W2 vs 1099 vs C2C: at a glance
|W2 employee||1009 contractor||Corp to Corp contractor|
|Type of employment||A W2 employee is an employee in the traditional sense||Self-employed independent contractor||Contractor|
|Withholding taxes||Taxes are withheld by the employer||Taxes are not withheld||You may have to pay yourself a salary. This will be subject to withholding tax|
|Extent of control exercised by the employer||The employer exercises a high degree of control over the work that the employee carries out||Limited control||Limited control|
|Materials and tools used to carry out the work||Provided by the employer||The contractor arranges the materials and tools that are required||The contractor arranges the materials and tools that are required|
|How is the payment made?||Payment is made in the form of a salary||The contractor raises an invoice||The contractor raises an invoice|
|Expense involved||W2 employees are usually paid less than contractors for a similar task. However, you usually have a long-term commitment to this category of worker||Could be more expensive than a W2 employee||Corp to Corp contractors usually charge a premium for their services|
Is C2C what your business needs?
As a small business owner, you can gain several benefits from hiring Corp to Corp contractors.

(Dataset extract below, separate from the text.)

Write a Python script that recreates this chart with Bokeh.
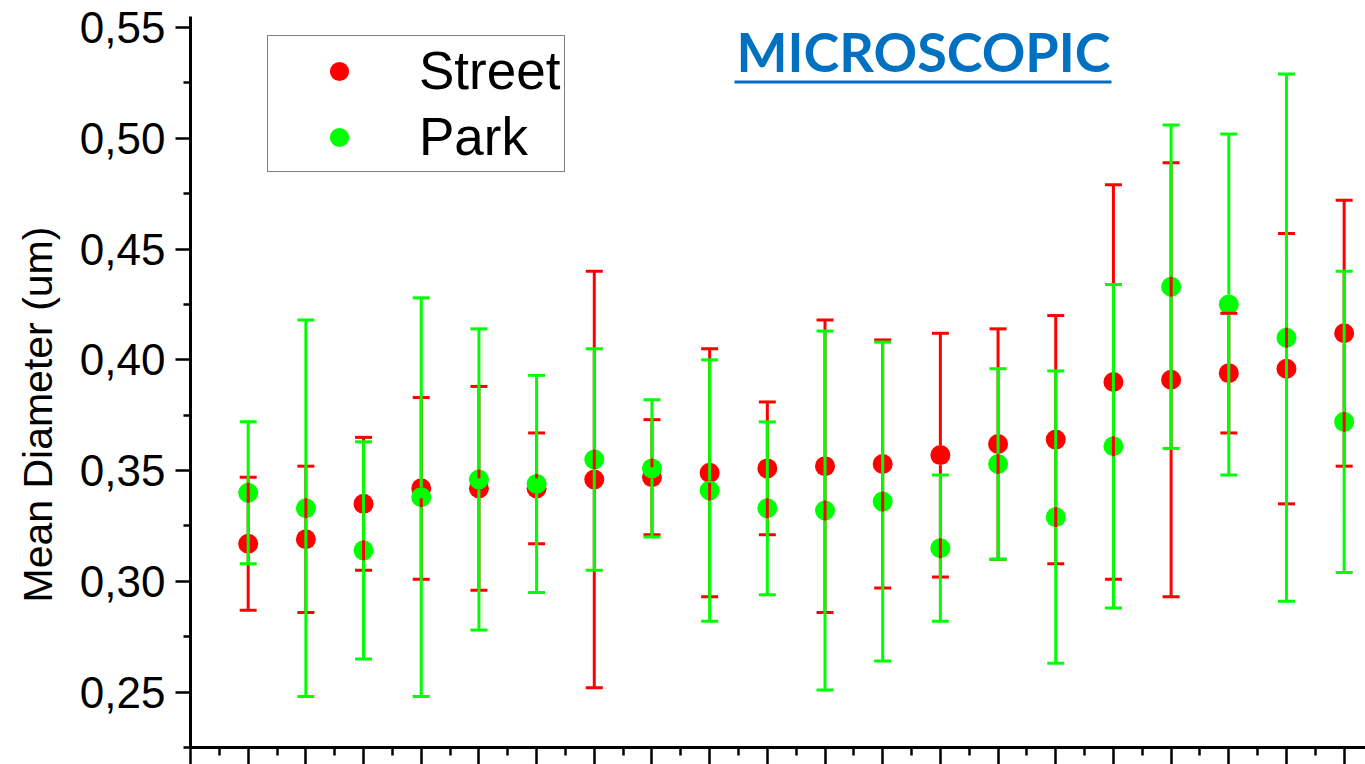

As there’s no long-term commitment to employ them, you gain the flexibility of engaging them when needed. Your record-keeping and paperwork are also simplified, as you would not need to maintain employee-related data or withhold taxes.
On the flip side, Corp to Corp contractors can be more expensive than W2 employees or 1099 contractors.
So, what should you do? Go with C2C or hire employees for your company? As a general rule, a Corp to Corp contractor could be a better option for one-time tasks requiring specialized skills. W2 employees are preferable for regular long-term requirements.